Direction: Reproduce the listing exactly, with no pictures in your copy.

Recorded data:
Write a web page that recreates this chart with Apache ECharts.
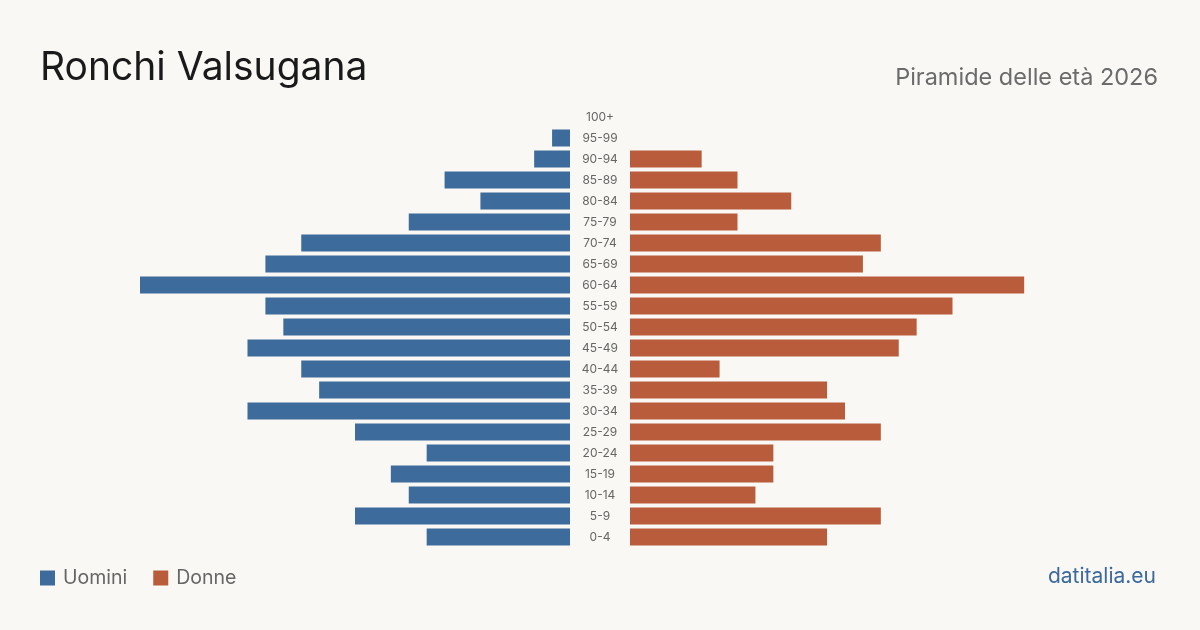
<!DOCTYPE html>
<html><head><meta charset="utf-8">
<script src="https://cdn.jsdelivr.net/npm/echarts@6/dist/echarts.min.js"></script>
<style>html,body{margin:0;padding:0;background:#f9f8f4;}#c{width:1200px;height:630px;}</style>
</head><body><div id="c"></div>
<script>
const categories = ['0-4','5-9','10-14','15-19','20-24','25-29','30-34','35-39','40-44','45-49','50-54','55-59','60-64','65-69','70-74','75-79','80-84','85-89','90-94','95-99','100+'];
const uomini = [8,12,9,10,8,12,18,14,15,18,16,17,24,17,15,9,5,7,2,1,0];
const donne  = [11,14,7,8,8,14,12,11,5,15,16,18,22,13,14,6,9,6,4,0,0];
const AXIS_MAX = 24;
const FONT = 'Inter, "Noto Sans", sans-serif';
const chart = echarts.init(document.getElementById('c'));
chart.setOption({
  backgroundColor:'#f9f8f4',
  animation:false,
  title:[
    {text:'Ronchi Valsugana', left:35, top:44, textStyle:{fontFamily:FONT, fontSize:39, fontWeight:'normal', color:'#1a1a1a'}},
    {text:'Piramide delle età 2026', right:37, top:61, textStyle:{fontFamily:FONT, fontSize:23.5, fontWeight:'normal', color:'#6b6b6b'}},
    {text:'datitalia.eu', right:39, top:561, textStyle:{fontFamily:FONT, fontSize:21, fontWeight:'normal', color:'#3b6a9c'}}
  ],
  legend:{left:35, top:563, itemWidth:15, itemHeight:15, itemGap:26, icon:'rect',
    textStyle:{fontFamily:FONT, fontSize:19.5, color:'#666', padding:[0,0,0,3]}, data:['Uomini','Donne']},
  grid:[
    {left:140, width:430, top:106.5, height:441},
    {left:630, width:430, top:106.5, height:441}
  ],
  xAxis:[
    {gridIndex:0, type:'value', inverse:true, min:0, max:AXIS_MAX, show:false},
    {gridIndex:1, type:'value', min:0, max:AXIS_MAX, show:false}
  ],
  yAxis:[
    {gridIndex:0, type:'category', data:categories, position:'right',
      axisLine:{show:false}, axisTick:{show:false},
      axisLabel:{margin:30, align:'center', fontFamily:FONT, fontSize:12, color:'#666'}},
    {gridIndex:1, type:'category', data:categories, axisLine:{show:false}, axisTick:{show:false}, axisLabel:{show:false}}
  ],
  series:[
    {name:'Uomini', type:'bar', xAxisIndex:0, yAxisIndex:0, data:uomini, barCategoryGap:'19%', itemStyle:{color:'#3d6b9c'}},
    {name:'Donne', type:'bar', xAxisIndex:1, yAxisIndex:1, data:donne, barCategoryGap:'19%', itemStyle:{color:'#b95c3c'}}
  ]
});
</script></body></html>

Task output:
Write a web page that recreates this chart with Apache ECharts.
<!DOCTYPE html>
<html><head><meta charset="utf-8">
<script src="https://cdn.jsdelivr.net/npm/echarts@6/dist/echarts.min.js"></script>
<style>html,body{margin:0;padding:0;background:#f9f8f4;}#c{width:1200px;height:630px;}</style>
</head><body><div id="c"></div>
<script>
const categories = ['0-4','5-9','10-14','15-19','20-24','25-29','30-34','35-39','40-44','45-49','50-54','55-59','60-64','65-69','70-74','75-79','80-84','85-89','90-94','95-99','100+'];
const uomini = [8,12,9,10,8,12,18,14,15,18,16,17,24,17,15,9,5,7,2,1,0];
const donne  = [11,14,7,8,8,14,12,11,5,15,16,18,22,13,14,6,9,6,4,0,0];
const AXIS_MAX = 24;
const FONT = 'Inter, "Noto Sans", sans-serif';
const chart = echarts.init(document.getElementById('c'));
chart.setOption({
  backgroundColor:'#f9f8f4',
  animation:false,
  title:[
    {text:'Ronchi Valsugana', left:35, top:44, textStyle:{fontFamily:FONT, fontSize:39, fontWeight:'normal', color:'#1a1a1a'}},
    {text:'Piramide delle età 2026', right:37, top:61, textStyle:{fontFamily:FONT, fontSize:23.5, fontWeight:'normal', color:'#6b6b6b'}},
    {text:'datitalia.eu', right:39, top:561, textStyle:{fontFamily:FONT, fontSize:21, fontWeight:'normal', color:'#3b6a9c'}}
  ],
  legend:{left:35, top:563, itemWidth:15, itemHeight:15, itemGap:26, icon:'rect',
    textStyle:{fontFamily:FONT, fontSize:19.5, color:'#666', padding:[0,0,0,3]}, data:['Uomini','Donne']},
  grid:[
    {left:140, width:430, top:106.5, height:441},
    {left:630, width:430, top:106.5, height:441}
  ],
  xAxis:[
    {gridIndex:0, type:'value', inverse:true, min:0, max:AXIS_MAX, show:false},
    {gridIndex:1, type:'value', min:0, max:AXIS_MAX, show:false}
  ],
  yAxis:[
    {gridIndex:0, type:'category', data:categories, position:'right',
      axisLine:{show:false}, axisTick:{show:false},
      axisLabel:{margin:30, align:'center', fontFamily:FONT, fontSize:12, color:'#666'}},
    {gridIndex:1, type:'category', data:categories, axisLine:{show:false}, axisTick:{show:false}, axisLabel:{show:false}}
  ],
  series:[
    {name:'Uomini', type:'bar', xAxisIndex:0, yAxisIndex:0, data:uomini, barCategoryGap:'19%', itemStyle:{color:'#3d6b9c'}},
    {name:'Donne', type:'bar', xAxisIndex:1, yAxisIndex:1, data:donne, barCategoryGap:'19%', itemStyle:{color:'#b95c3c'}}
  ]
});
</script></body></html>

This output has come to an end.